P04-03
Development of the Cryptic Site searching method with Mixed-solvent molecular dynamics and Topological data analyses methods
Jun KOSEKI *1, Motono CHIE1, 2, Yanagiswa KEISUKE3, 4, Kudo GENKI5, Yoshino RYUNOSUKE6, 7, Hirokawa TAKATSUGU6, 7, Imai KENICHIRO1, 8
1Cellular and Molecular Biotechnology Research Institute, National Institute of Advanced Industrial Science and Technology
2Computational Bio Big-Data Open Innovation Laboratory, National Institute of Advanced Industrial Science and Technology
3Department of Computer Science, School of Computing, Tokyo Institute of Technology
4Middle Molecule IT-based Drug Discovery Laboratory, Tokyo Institute of Technology
5Physics Department, Graduate School of Pure and Applied Sciences, University of Tsukuba
6Division of Biomedical Science, Faculty of Medicine, University of Tsukuba
7Transborder Medical Research Center, University of Tsukuba
8Global Research and Development Center for Business by Quantum-AI Technology, National Institute of Advanced Industrial Science and Technology
( * E-mail: jun.koseki@aist.go.jp )
Some functional proteins change their structure to give rise to a binding site only when a binding molecule approaches them.
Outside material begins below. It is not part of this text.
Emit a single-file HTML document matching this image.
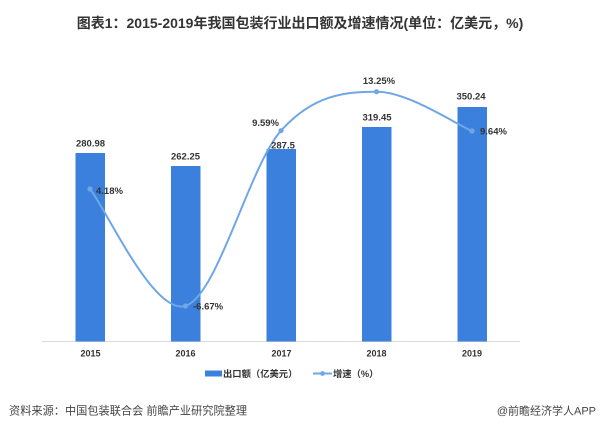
<!DOCTYPE html>
<html>
<head>
<meta charset="utf-8">
<style>
html,body{margin:0;padding:0;background:#fff;}
body{width:607px;height:428px;overflow:hidden;position:relative;}
svg{position:absolute;left:0;top:0;}
text{font-family:"Liberation Sans","Noto Sans CJK SC",sans-serif;}
</style>
</head>
<body>
<svg width="607" height="428" viewBox="0 0 607 428" xmlns="http://www.w3.org/2000/svg">
  <rect width="607" height="428" fill="#fff"/>
  <!-- title -->
  <text x="300" y="28" text-anchor="middle" font-size="14" font-weight="bold" fill="#333">图表1：2015-2019年我国包装行业出口额及增速情况(单位：亿美元，%)</text>

  <!-- axis -->
  <line x1="42" y1="341.5" x2="520" y2="341.5" stroke="#d9d9d9" stroke-width="1"/>

  <!-- bars -->
  <g fill="#3b80dc">
    <rect x="75.5" y="153" width="29.5" height="188.5"/>
    <rect x="171" y="166" width="29.5" height="175.5"/>
    <rect x="266.5" y="149" width="29.5" height="192.5"/>
    <rect x="362" y="127" width="29.5" height="214.5"/>
    <rect x="457.5" y="107" width="29.5" height="234.5"/>
  </g>

  <!-- growth line -->
  <path d="M90,189 C105.9,208.5 153.7,315.7 185.5,306 C217.3,296.3 249.2,166.4 281,130.7 C312.8,95 344.7,91.65 376.5,91.7 C408.3,91.75 456.1,124.45 472,131"
        fill="none" stroke="#6fa7e6" stroke-width="2"/>
  <g fill="#6fa7e6">
    <circle cx="90" cy="189" r="2.6"/>
    <circle cx="185.5" cy="306" r="2.6"/>
    <circle cx="281" cy="130.7" r="2.6"/>
    <circle cx="376.5" cy="91.7" r="2.6"/>
    <circle cx="472" cy="131" r="2.6"/>
  </g>

  <!-- bar value labels -->
  <g font-size="9.5" font-weight="bold" fill="#333" text-anchor="middle">
    <text x="90.5" y="146.5">280.98</text>
    <text x="185.5" y="159.5">262.25</text>
    <text x="283" y="148.5">287.5</text>
    <text x="377" y="120.5">319.45</text>
    <text x="471" y="99.5">350.24</text>
  </g>
  <!-- line labels -->
  <g font-size="9.5" font-weight="bold" fill="#333">
    <text x="96" y="194">4.18%</text>
    <text x="193" y="309.5">-6.67%</text>
    <text x="279" y="126" text-anchor="end">9.59%</text>
    <text x="379" y="84" text-anchor="middle">13.25%</text>
    <text x="480" y="134.5">9.64%</text>
  </g>

  <!-- x labels -->
  <g font-size="9" font-weight="bold" fill="#333" text-anchor="middle">
    <text x="90.5" y="356.5">2015</text>
    <text x="185.5" y="356.5">2016</text>
    <text x="281.5" y="356.5">2017</text>
    <text x="376.5" y="356.5">2018</text>
    <text x="472" y="356.5">2019</text>
  </g>

  <!-- legend -->
  <rect x="205" y="370.5" width="17" height="6" fill="#3b80dc"/>
  <text x="223" y="377" font-size="9.3" font-weight="bold" fill="#333">出口额（亿美元）</text>
  <line x1="313" y1="373.5" x2="332" y2="373.5" stroke="#6fa7e6" stroke-width="2"/>
  <circle cx="322.5" cy="373.5" r="2.4" fill="#6fa7e6"/>
  <text x="333" y="377" font-size="9.3" font-weight="bold" fill="#333">增速（%）</text>

  <!-- source -->
  <text x="9" y="414.5" font-size="11.2" fill="#444">资料来源：中国包装联合会 前瞻产业研究院整理</text>
  <text x="596" y="414.5" font-size="11" fill="#444" text-anchor="end">@前瞻经济学人APP</text>
</svg>
</body>
</html>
Such binding sites are called cryptic sites and important targets to expand the scope of drug discovery. However, it’s still difficult to predict cryptic sites correctly. Therefore, we propose a method to correctly detect cryptic sites using topological data analysis and mixed-solvent molecular dynamics (MSMD) simulation. To detect hotspots, we employed MSMD simulations using six probes with various chemical properties (Benzene, Isopropanol, Phenol, Imidazole, Acetonitrile, and Ethylene glycol) Then, the possibility of cryptic site was then ranked using our topological data analysis method, the Dynamical Analysis of Interaction and Structural changes (DAIS). For nine target proteins with cryptic sites, the proposed method significantly outperformed the accuracy of the recent machine learning method, Pocketminer. We can detect six of the nine cryptic sites at hotspot Rank 1. In our method, the MSMD simulations with six different probes were employed to search for hotspots showing “ligandability” on protein surfaces, and the DAIS was used for ranking to the possibility of cryptic sites based on estimation of “structural changeability” of protein. The synergistic combination enables to predict cryptic sites with highly accuracy.